SOURCE DATA:
□ □ □ □ □ □ □
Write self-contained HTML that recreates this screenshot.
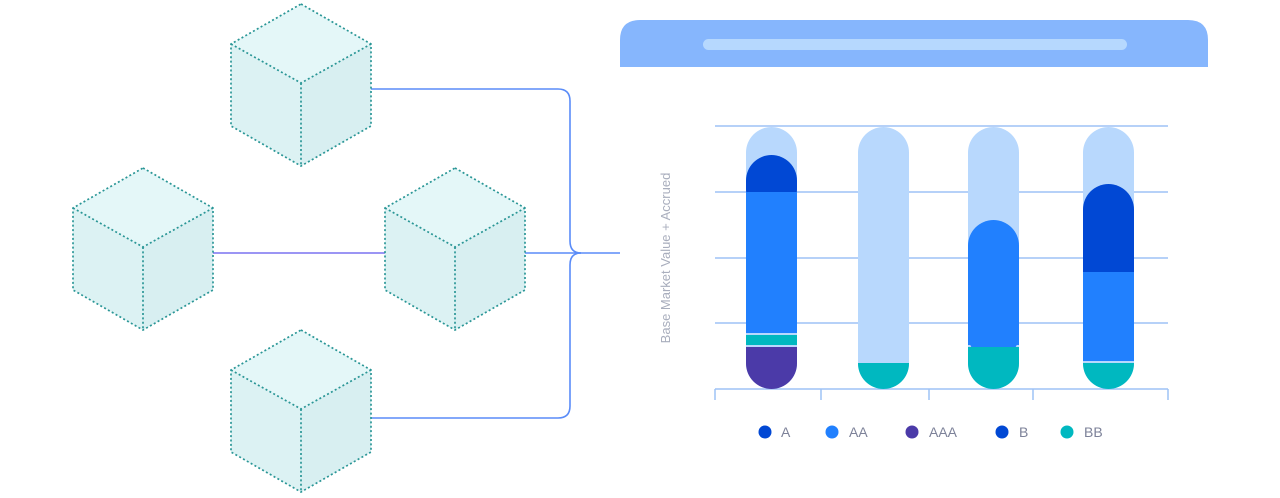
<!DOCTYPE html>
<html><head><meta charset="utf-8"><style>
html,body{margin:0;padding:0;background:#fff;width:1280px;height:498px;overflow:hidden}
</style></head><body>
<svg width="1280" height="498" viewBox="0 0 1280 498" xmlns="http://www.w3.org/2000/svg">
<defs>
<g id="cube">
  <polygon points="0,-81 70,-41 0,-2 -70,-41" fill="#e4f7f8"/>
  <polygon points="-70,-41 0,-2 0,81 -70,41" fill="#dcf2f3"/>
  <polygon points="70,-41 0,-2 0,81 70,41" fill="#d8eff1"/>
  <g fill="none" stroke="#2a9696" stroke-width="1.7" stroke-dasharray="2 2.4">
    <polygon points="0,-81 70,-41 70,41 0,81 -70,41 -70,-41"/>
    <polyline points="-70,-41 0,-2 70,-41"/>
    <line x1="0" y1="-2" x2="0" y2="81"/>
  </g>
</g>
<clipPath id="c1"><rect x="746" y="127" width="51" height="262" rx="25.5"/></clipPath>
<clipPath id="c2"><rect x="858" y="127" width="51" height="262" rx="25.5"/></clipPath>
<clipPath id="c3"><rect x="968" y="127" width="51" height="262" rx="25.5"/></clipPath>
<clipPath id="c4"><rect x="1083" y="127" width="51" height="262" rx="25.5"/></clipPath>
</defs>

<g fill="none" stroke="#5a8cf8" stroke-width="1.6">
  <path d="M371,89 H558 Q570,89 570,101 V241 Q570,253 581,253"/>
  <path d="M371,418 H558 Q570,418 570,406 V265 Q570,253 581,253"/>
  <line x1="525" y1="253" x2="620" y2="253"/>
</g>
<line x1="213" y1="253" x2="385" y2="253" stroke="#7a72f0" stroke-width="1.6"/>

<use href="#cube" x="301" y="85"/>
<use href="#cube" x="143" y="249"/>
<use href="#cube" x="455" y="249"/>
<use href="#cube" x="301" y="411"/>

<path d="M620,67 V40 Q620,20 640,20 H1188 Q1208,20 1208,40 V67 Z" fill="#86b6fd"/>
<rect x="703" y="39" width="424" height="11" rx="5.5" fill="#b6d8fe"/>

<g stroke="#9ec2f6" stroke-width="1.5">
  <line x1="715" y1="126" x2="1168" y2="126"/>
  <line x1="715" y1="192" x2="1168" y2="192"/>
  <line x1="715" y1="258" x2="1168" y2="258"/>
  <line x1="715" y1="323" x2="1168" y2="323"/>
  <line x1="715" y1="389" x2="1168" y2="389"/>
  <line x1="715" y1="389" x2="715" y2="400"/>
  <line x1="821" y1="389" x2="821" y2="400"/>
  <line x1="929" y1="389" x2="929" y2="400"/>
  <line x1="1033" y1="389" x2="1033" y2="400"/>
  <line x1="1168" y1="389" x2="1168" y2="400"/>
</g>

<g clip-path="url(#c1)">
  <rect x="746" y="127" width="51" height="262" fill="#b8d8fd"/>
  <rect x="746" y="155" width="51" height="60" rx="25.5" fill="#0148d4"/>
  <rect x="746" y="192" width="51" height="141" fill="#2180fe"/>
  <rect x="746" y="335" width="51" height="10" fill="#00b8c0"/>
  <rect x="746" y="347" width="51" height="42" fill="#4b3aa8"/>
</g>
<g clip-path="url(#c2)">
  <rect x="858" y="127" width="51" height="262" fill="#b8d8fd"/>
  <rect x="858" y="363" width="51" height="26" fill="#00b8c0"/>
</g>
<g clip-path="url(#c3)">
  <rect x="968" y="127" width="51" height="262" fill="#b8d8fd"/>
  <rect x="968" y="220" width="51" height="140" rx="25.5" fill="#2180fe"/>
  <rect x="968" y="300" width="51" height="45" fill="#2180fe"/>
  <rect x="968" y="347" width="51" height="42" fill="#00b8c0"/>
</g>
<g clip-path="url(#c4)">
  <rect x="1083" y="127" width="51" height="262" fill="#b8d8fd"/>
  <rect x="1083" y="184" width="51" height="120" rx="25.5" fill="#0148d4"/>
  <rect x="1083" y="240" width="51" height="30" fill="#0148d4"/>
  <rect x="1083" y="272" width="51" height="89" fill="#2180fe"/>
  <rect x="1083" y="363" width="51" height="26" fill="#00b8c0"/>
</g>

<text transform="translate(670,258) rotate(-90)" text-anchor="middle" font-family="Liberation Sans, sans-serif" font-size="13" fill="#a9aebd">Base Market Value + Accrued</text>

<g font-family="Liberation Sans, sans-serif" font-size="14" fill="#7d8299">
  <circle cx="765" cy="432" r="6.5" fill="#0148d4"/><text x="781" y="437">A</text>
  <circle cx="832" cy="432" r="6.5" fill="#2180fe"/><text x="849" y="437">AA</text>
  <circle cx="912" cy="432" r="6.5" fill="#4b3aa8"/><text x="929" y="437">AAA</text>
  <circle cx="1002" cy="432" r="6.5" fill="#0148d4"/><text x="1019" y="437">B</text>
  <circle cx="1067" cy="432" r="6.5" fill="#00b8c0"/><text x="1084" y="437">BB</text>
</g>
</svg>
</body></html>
□ □ □ □ □ □ □
REQUIRED TASK: Are you able to set down all the lines above exactly, without any pictures?

EXPECTED OUTPUT:
Write self-contained HTML that recreates this screenshot.
<!DOCTYPE html>
<html><head><meta charset="utf-8"><style>
html,body{margin:0;padding:0;background:#fff;width:1280px;height:498px;overflow:hidden}
</style></head><body>
<svg width="1280" height="498" viewBox="0 0 1280 498" xmlns="http://www.w3.org/2000/svg">
<defs>
<g id="cube">
  <polygon points="0,-81 70,-41 0,-2 -70,-41" fill="#e4f7f8"/>
  <polygon points="-70,-41 0,-2 0,81 -70,41" fill="#dcf2f3"/>
  <polygon points="70,-41 0,-2 0,81 70,41" fill="#d8eff1"/>
  <g fill="none" stroke="#2a9696" stroke-width="1.7" stroke-dasharray="2 2.4">
    <polygon points="0,-81 70,-41 70,41 0,81 -70,41 -70,-41"/>
    <polyline points="-70,-41 0,-2 70,-41"/>
    <line x1="0" y1="-2" x2="0" y2="81"/>
  </g>
</g>
<clipPath id="c1"><rect x="746" y="127" width="51" height="262" rx="25.5"/></clipPath>
<clipPath id="c2"><rect x="858" y="127" width="51" height="262" rx="25.5"/></clipPath>
<clipPath id="c3"><rect x="968" y="127" width="51" height="262" rx="25.5"/></clipPath>
<clipPath id="c4"><rect x="1083" y="127" width="51" height="262" rx="25.5"/></clipPath>
</defs>

<g fill="none" stroke="#5a8cf8" stroke-width="1.6">
  <path d="M371,89 H558 Q570,89 570,101 V241 Q570,253 581,253"/>
  <path d="M371,418 H558 Q570,418 570,406 V265 Q570,253 581,253"/>
  <line x1="525" y1="253" x2="620" y2="253"/>
</g>
<line x1="213" y1="253" x2="385" y2="253" stroke="#7a72f0" stroke-width="1.6"/>

<use href="#cube" x="301" y="85"/>
<use href="#cube" x="143" y="249"/>
<use href="#cube" x="455" y="249"/>
<use href="#cube" x="301" y="411"/>

<path d="M620,67 V40 Q620,20 640,20 H1188 Q1208,20 1208,40 V67 Z" fill="#86b6fd"/>
<rect x="703" y="39" width="424" height="11" rx="5.5" fill="#b6d8fe"/>

<g stroke="#9ec2f6" stroke-width="1.5">
  <line x1="715" y1="126" x2="1168" y2="126"/>
  <line x1="715" y1="192" x2="1168" y2="192"/>
  <line x1="715" y1="258" x2="1168" y2="258"/>
  <line x1="715" y1="323" x2="1168" y2="323"/>
  <line x1="715" y1="389" x2="1168" y2="389"/>
  <line x1="715" y1="389" x2="715" y2="400"/>
  <line x1="821" y1="389" x2="821" y2="400"/>
  <line x1="929" y1="389" x2="929" y2="400"/>
  <line x1="1033" y1="389" x2="1033" y2="400"/>
  <line x1="1168" y1="389" x2="1168" y2="400"/>
</g>

<g clip-path="url(#c1)">
  <rect x="746" y="127" width="51" height="262" fill="#b8d8fd"/>
  <rect x="746" y="155" width="51" height="60" rx="25.5" fill="#0148d4"/>
  <rect x="746" y="192" width="51" height="141" fill="#2180fe"/>
  <rect x="746" y="335" width="51" height="10" fill="#00b8c0"/>
  <rect x="746" y="347" width="51" height="42" fill="#4b3aa8"/>
</g>
<g clip-path="url(#c2)">
  <rect x="858" y="127" width="51" height="262" fill="#b8d8fd"/>
  <rect x="858" y="363" width="51" height="26" fill="#00b8c0"/>
</g>
<g clip-path="url(#c3)">
  <rect x="968" y="127" width="51" height="262" fill="#b8d8fd"/>
  <rect x="968" y="220" width="51" height="140" rx="25.5" fill="#2180fe"/>
  <rect x="968" y="300" width="51" height="45" fill="#2180fe"/>
  <rect x="968" y="347" width="51" height="42" fill="#00b8c0"/>
</g>
<g clip-path="url(#c4)">
  <rect x="1083" y="127" width="51" height="262" fill="#b8d8fd"/>
  <rect x="1083" y="184" width="51" height="120" rx="25.5" fill="#0148d4"/>
  <rect x="1083" y="240" width="51" height="30" fill="#0148d4"/>
  <rect x="1083" y="272" width="51" height="89" fill="#2180fe"/>
  <rect x="1083" y="363" width="51" height="26" fill="#00b8c0"/>
</g>

<text transform="translate(670,258) rotate(-90)" text-anchor="middle" font-family="Liberation Sans, sans-serif" font-size="13" fill="#a9aebd">Base Market Value + Accrued</text>

<g font-family="Liberation Sans, sans-serif" font-size="14" fill="#7d8299">
  <circle cx="765" cy="432" r="6.5" fill="#0148d4"/><text x="781" y="437">A</text>
  <circle cx="832" cy="432" r="6.5" fill="#2180fe"/><text x="849" y="437">AA</text>
  <circle cx="912" cy="432" r="6.5" fill="#4b3aa8"/><text x="929" y="437">AAA</text>
  <circle cx="1002" cy="432" r="6.5" fill="#0148d4"/><text x="1019" y="437">B</text>
  <circle cx="1067" cy="432" r="6.5" fill="#00b8c0"/><text x="1084" y="437">BB</text>
</g>
</svg>
</body></html>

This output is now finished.